Today, it comes to mind. And more. There’s my boy’s recent water-skiing manoeuvres on an Ontario lake. His “Dad, look, I’m playing hockey on my Ripstik!” His recent late-night ER visit. His mother’s worries.
The world, in its fears and lies, will always try to squeeze this sort of life out of its boys and mould them into something less. But some boys never lose their esprit libre, their spirit of generous living.
My boy, it seems, will always be one of those boys, just like, maybe, your boy, or boys, or future boys, will be.
It’s all not bad to think about today. Because today is my boy’s birthday. Yes, today my son Jonathan, middle name Thomas, turns 12. Twelve.

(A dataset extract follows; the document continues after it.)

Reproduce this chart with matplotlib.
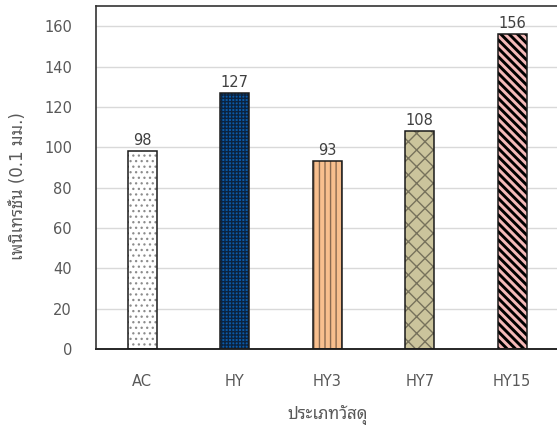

It’s the last year, they say, of pure boyhood. A transition year into things more manly. Maybe. Maybe men can be boys, too.
Once upon a time, after all, the boy’s Old Man made his own parachute jump. That was long before I ever imagined my boy. Or his sisters. Or the children’s mother. In my youth, that was a crazy jump, for sure.
Funny enough, family life, I’ve discovered, isn’t much different.
Happy birthday, son.
Jonathan Froese, who just turned 12, showing his boyish ways on the front lawn of his former African home in Uganda. Boys like Jonathan “will never lose their esprit libre, their spirit of generous living,” says columnist Thomas Froese.